Benarkah investasi minimarket pola takeover tidak ada risikonya? Menurut Laurensius, sebenarnya investasi waralaba itu pada prinsipnya minim risiko. “Apalagi dengan sistem takeover, maka lebih safety,” ujarnya. Ia mengungkapkan, hingga saat ini gerai Indomaret yang gagal hanya di bawah 3%. Itu pun dipicu oleh faktor adanya perubahan pasar di lingkungan toko berada. Contohnya, sebuah outlet di kawasan Tanjung Duren, Jakarta Barat awalnya memiliki kinerja kinclong. Namun, tiba-tiba jalan di depan gerai dijadikan satu arah yang ujung-ujungnya penjualannya menurun tajam. Akibatnya, toko nahas itu harus ditutup.
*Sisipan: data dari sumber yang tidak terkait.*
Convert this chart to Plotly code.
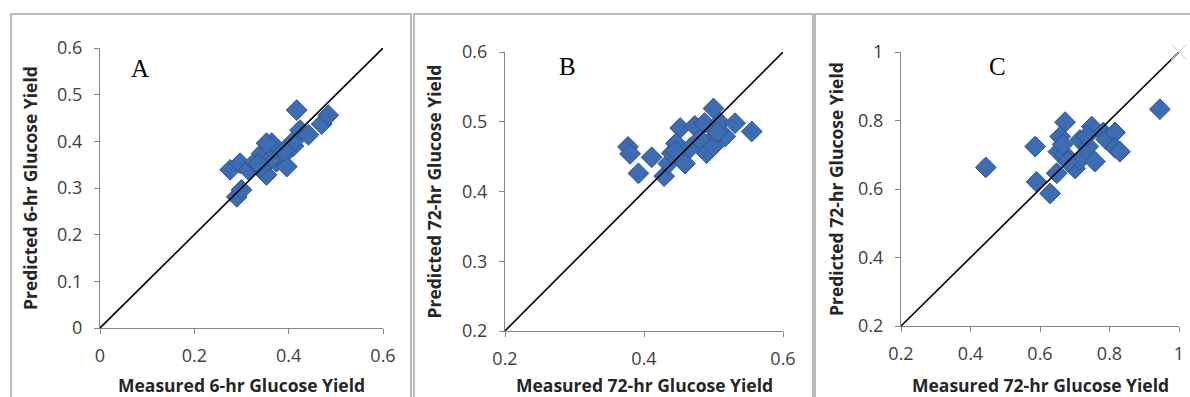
import plotly.graph_objects as go

W, H = 1190, 397

# ---------------- data ----------------
a_measured = [0.276, 0.290, 0.300, 0.297, 0.315, 0.329, 0.343, 0.353, 0.364, 0.374,
              0.380, 0.396, 0.403, 0.410, 0.410, 0.390, 0.360, 0.340, 0.417, 0.424,
              0.442, 0.470, 0.484, 0.353, 0.336]
a_predicted = [0.339, 0.281, 0.296, 0.353, 0.339, 0.356, 0.374, 0.328, 0.396, 0.356,
               0.370, 0.346, 0.385, 0.390, 0.400, 0.380, 0.360, 0.345, 0.467, 0.424,
               0.414, 0.437, 0.456, 0.396, 0.352]

b_measured = [0.377, 0.380, 0.392, 0.411, 0.429, 0.435, 0.440, 0.452, 0.446, 0.459,
              0.466, 0.473, 0.487, 0.500, 0.509, 0.517, 0.531, 0.555, 0.490, 0.497,
              0.500, 0.505, 0.480, 0.445]
b_predicted = [0.464, 0.454, 0.426, 0.449, 0.422, 0.440, 0.455, 0.491, 0.469, 0.440,
               0.462, 0.494, 0.498, 0.519, 0.499, 0.479, 0.498, 0.486, 0.455, 0.474,
               0.465, 0.485, 0.475, 0.458]

c_measured = [0.444, 0.945, 0.586, 0.590, 0.629, 0.648, 0.672, 0.658, 0.653, 0.672,
              0.701, 0.715, 0.715, 0.749, 0.739, 0.758, 0.782, 0.790, 0.816, 0.816,
              0.830, 0.735, 0.665, 0.680]
c_predicted = [0.663, 0.833, 0.724, 0.621, 0.587, 0.646, 0.795, 0.753, 0.709, 0.700,
               0.660, 0.685, 0.743, 0.782, 0.724, 0.680, 0.765, 0.745, 0.765, 0.720,
               0.709, 0.755, 0.730, 0.680]

panels = [
    dict(letter="A", x=a_measured, y=a_predicted, rng=(0, 0.6),
         xticks=[0, 0.2, 0.4, 0.6], yticks=[0, 0.1, 0.2, 0.3, 0.4, 0.5, 0.6],
         xtitle="Measured 6-hr Glucose Yield", ytitle="Predicted 6-hr Glucose Yield"),
    dict(letter="B", x=b_measured, y=b_predicted, rng=(0.2, 0.6),
         xticks=[0.2, 0.4, 0.6], yticks=[0.2, 0.3, 0.4, 0.5, 0.6],
         xtitle="Measured 72-hr Glucose Yield", ytitle="Predicted 72-hr Glucose Yield"),
    dict(letter="C", x=c_measured, y=c_predicted, rng=(0.2, 1.0),
         xticks=[0.2, 0.4, 0.6, 0.8, 1.0], yticks=[0.2, 0.4, 0.6, 0.8, 1.0],
         xtitle="Measured 72-hr Glucose Yield", ytitle="Predicted 72-hr Glucose Yield"),
]

# ---------------- layout geometry (pixels) ----------------
# plot area: left, right, top, bottom
boxes = [(100, 383, 48, 328), (505, 783, 52, 331), (901, 1179, 52, 326)]
frames = [(11, 411), (414, 813), (815, 1200)]
letter_pos = [(140, 68), (567, 66), (997, 66)]
ytitle_x = [30, 433, 836]


def px(x):
    return x / W


def py(y):
    return 1 - y / H


def fmt(v):
    return f"{v:g}"


fig = go.Figure()
marker = dict(symbol="diamond", size=16, color="#3D6CB3",
              line=dict(color="#2B5590", width=1))
TICKFONT = dict(family="Open Sans", size=18, color="#404040")
TITLEFONT = dict(family="Open Sans", size=17.5, color="#262626", weight="bold")
AXIS_COLOR = "#868686"

for i, (p, box) in enumerate(zip(panels, boxes)):
    n = "" if i == 0 else str(i + 1)
    xa, ya = "x" + n, "y" + n
    l, r, t, b = box
    fig.add_trace(go.Scatter(x=p["x"], y=p["y"], mode="markers", marker=marker,
                             xaxis=xa, yaxis=ya, showlegend=False))
    lo, hi = p["rng"]
    fig.add_trace(go.Scatter(x=[lo, hi], y=[lo, hi], mode="lines",
                             line=dict(color="black", width=1.6),
                             xaxis=xa, yaxis=ya, showlegend=False))
    if i == 2:
        fig.add_trace(go.Scatter(x=[hi], y=[hi], mode="markers",
                                 marker=dict(symbol="x-thin", size=16,
                                             line=dict(color="#C9C9EA", width=1)),
                                 xaxis=xa, yaxis=ya, showlegend=False, cliponaxis=False))
    common = dict(showline=True, linecolor=AXIS_COLOR, linewidth=1, ticks="outside",
                  ticklen=5, tickcolor=AXIS_COLOR, tickwidth=1, showgrid=False,
                  zeroline=False, tickfont=TICKFONT, fixedrange=True, automargin=False)
    fig.layout["xaxis" + n] = dict(
        domain=[px(l), px(r)], anchor=ya, range=[lo, hi],
        tickvals=p["xticks"], ticktext=[fmt(v) for v in p["xticks"]],
        ticklabelstandoff=6, **common)
    fig.layout["yaxis" + n] = dict(
        domain=[py(b), py(t)], anchor=xa, range=[lo, hi],
        tickvals=p["yticks"], ticktext=[fmt(v) for v in p["yticks"]],
        ticklabelstandoff=8, **common)
    # axis titles
    fig.add_annotation(x=px((l + r) / 2), y=py(385), xref="paper", yref="paper",
                       text=p["xtitle"], showarrow=False, font=TITLEFONT,
                       xanchor="center", yanchor="middle")
    fig.add_annotation(x=px(ytitle_x[i]), y=py((t + b) / 2), xref="paper", yref="paper",
                       text=p["ytitle"], showarrow=False, font=TITLEFONT, textangle=-90,
                       xanchor="center", yanchor="middle")
    lx, ly = letter_pos[i]
    fig.add_annotation(x=px(lx), y=py(ly), xref="paper", yref="paper",
                       text=p["letter"], showarrow=False,
                       font=dict(family="Liberation Serif", size=25, color="black"),
                       xanchor="center", yanchor="middle")
    fl, fr = frames[i]
    fig.add_shape(type="rect", xref="paper", yref="paper",
                  x0=px(fl), x1=px(fr), y0=py(H + 10), y1=py(14),
                  line=dict(color="#A6A6A6", width=1.5), layer="below")

fig.update_layout(width=W, height=H, margin=dict(l=0, r=0, t=0, b=0),
                  paper_bgcolor="white", plot_bgcolor="white")

fig.write_html("out.html")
Lebih jauh Laurensius menyimpulkan sejumlah plus-minus sistem takeover dibanding waralaba. Minusnya, pola akuisisi menuntut nilai investasi lebih gede. Kelemahan lainnya, pertumbuhan pola takeover tidak besar karena pasar sudah matang. Sementara itu, lewat waralaba peluang pertumbuhan lebih besar karena potensi pasar yang digarap benar-benar ladang baru.
Plusnya? Menurut Laurensius, dengan cara takeover investor tinggal tunjuk mau pilih toko mana yang dikehendaki. Apakah ingin yang dekat rumah, kantor atau perumahan? Toko-toko Indomaret itu bisa dipilih yang tersebar di Jabotabek, Bandung, Semarang dan Surabaya. Berdasarkan data per September 2004 total gerai Indomaret ada 926 toko, terdiri atas 476 toko milik sendiri (41%) dan 450 (49%) dengan pola waralaba.
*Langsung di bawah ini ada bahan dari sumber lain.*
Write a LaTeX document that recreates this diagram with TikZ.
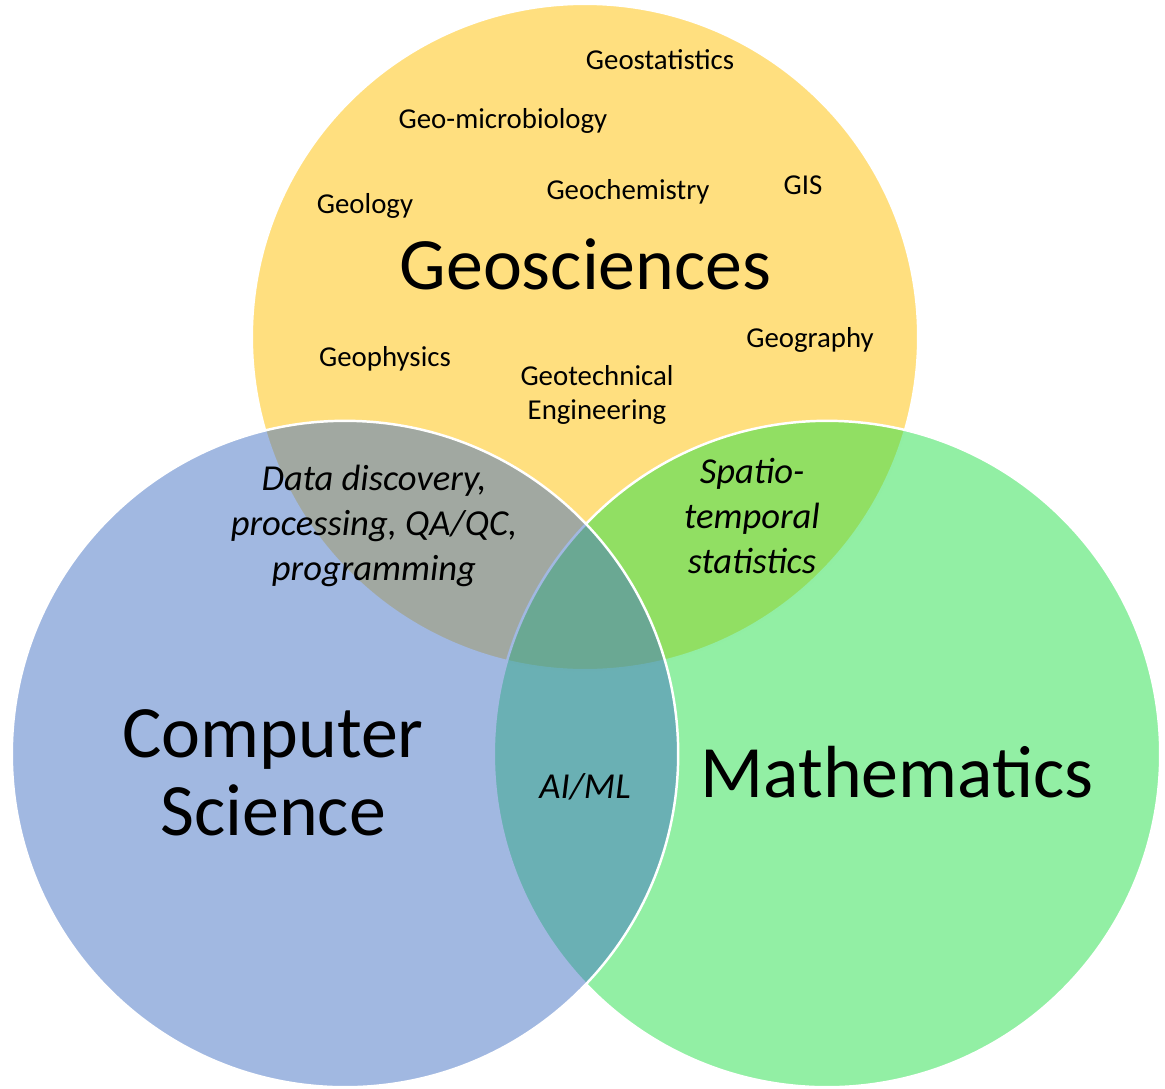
\documentclass[tikz,border=0pt]{standalone}
\usepackage{fontspec}
\setmainfont{Carlito}
\definecolor{geoc}{RGB}{255,192,0}
\definecolor{csc}{RGB}{68,114,196}
\definecolor{mathc}{RGB}{37,223,73}
\tikzset{
  venn/.style={draw=white, line width=0.7pt, fill opacity=0.5, draw opacity=1},
  small/.style={anchor=base, inner sep=0pt, font=\fontsize{8.2}{9.6}\selectfont, align=center},
  ital/.style={anchor=base, inner sep=0pt, font=\fontsize{10.4}{12.75}\selectfont\itshape, align=center},
  title/.style={anchor=base, inner sep=0pt, font=\fontsize{21}{22.1}\selectfont, align=center}
}
\begin{document}
\begin{tikzpicture}[x=0.01cm, y=-0.01cm]
\useasboundingbox (0,0) rectangle (1165,1088);
% circles: Geosciences (bottom), Mathematics, Computer Science (top)
\coordinate (cg) at (585,337);
\coordinate (cm) at (827,754);
\coordinate (cc) at (345,754);
\path[venn, fill=geoc] (cg) circle[radius=3.33cm];
\path[venn, fill=mathc] (cm) circle[radius=3.33cm];
\path[venn, fill=csc] (cc) circle[radius=3.33cm];
% Geosciences labels
\node[small] (gstat) at (660,70) {Geostatistics};
\node[small] (gmic) at (503,128) {Geo-microbiology};
\node[small] (geol) at (365,213) {Geology};
\node[small] (gchem) at (628,199) {Geochemistry};
\node[small] (gis) at (803,194) {GIS};
\node[title] (geo) at (585.5,289) {Geosciences};
\node[small] (gphys) at (385,366) {Geophysics};
\node[small] (gtech) at (597,419) {Geotechnical\\Engineering};
\node[small] (ggeog) at (810,347) {Geography};
% overlap labels
\node[ital] (data) at (374,580) {Data discovery,\\processing, QA/QC,\\programming};
\node[ital] (spat) at (752,573) {Spatio-\\temporal\\statistics};
\node[ital] (aiml) at (585,798) {AI/ML};
% titles
\node[title] (cs) at (273,835) {Computer\\Science};
\node[title] (math) at (897,797) {Mathematics};
\end{tikzpicture}
\end{document}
Adapun total gerai Alfamart sebanyak 800 toko, 25% sudah dimiliki oleh investor baik dengan pola waralaba, takeover maupun Program Operator Mandiri. POM adalah konsep pengembangan bisnis di mana calon mitra (individu, institusi) hanya punya tempat, tapi tidak memiliki dana. Akan tetapi, setelah disurvei ternyata tempat itu layak sehingga cocok sebagai mitra Alfamart.
Keunggulan lain dari sistem takeover adalah ketersediaan SDM yang siap pakai. Sebab, dengan mengakuisisi toko, otomatis berikut karyawan yang telah berpengalaman. Di sebuah gerai Indomaret misalnya, terdapat 8-10 karyawan dengan sistem kerja dua shift. Lagi pula untuk mencapai target penjualan di takeover, tidak perlu kerja keras untuk memperkenalkan brand minimarket itu kepada masyarakat sekitar. Begitu halnya jika masa kontrak sewa tempat sudah berakhir, pihak franchisor yang akan bernegosiasi dengan pemilik tempat. Jadi, investor takeover tidak perlu pusing mengurusi soal tetek bengek operasional.
Investor bisa memilih mana saja. Mau yang takeover atau franchise murni? Yang pasti, jika memilih memiliki gerai Indomaret atau Alfamart dengan cara ambil alih, mereka harus siap dana lebih gede. Soal pengelolaan, tak ada bedanya dan kedua pola itu tetap menuntut komitmen investor. “Calon investor harus mempunyai kemauan dan keinginan kuat untuk menjadi pengusaha tangguh di bisnis minimarket,” Solihin menegaskan.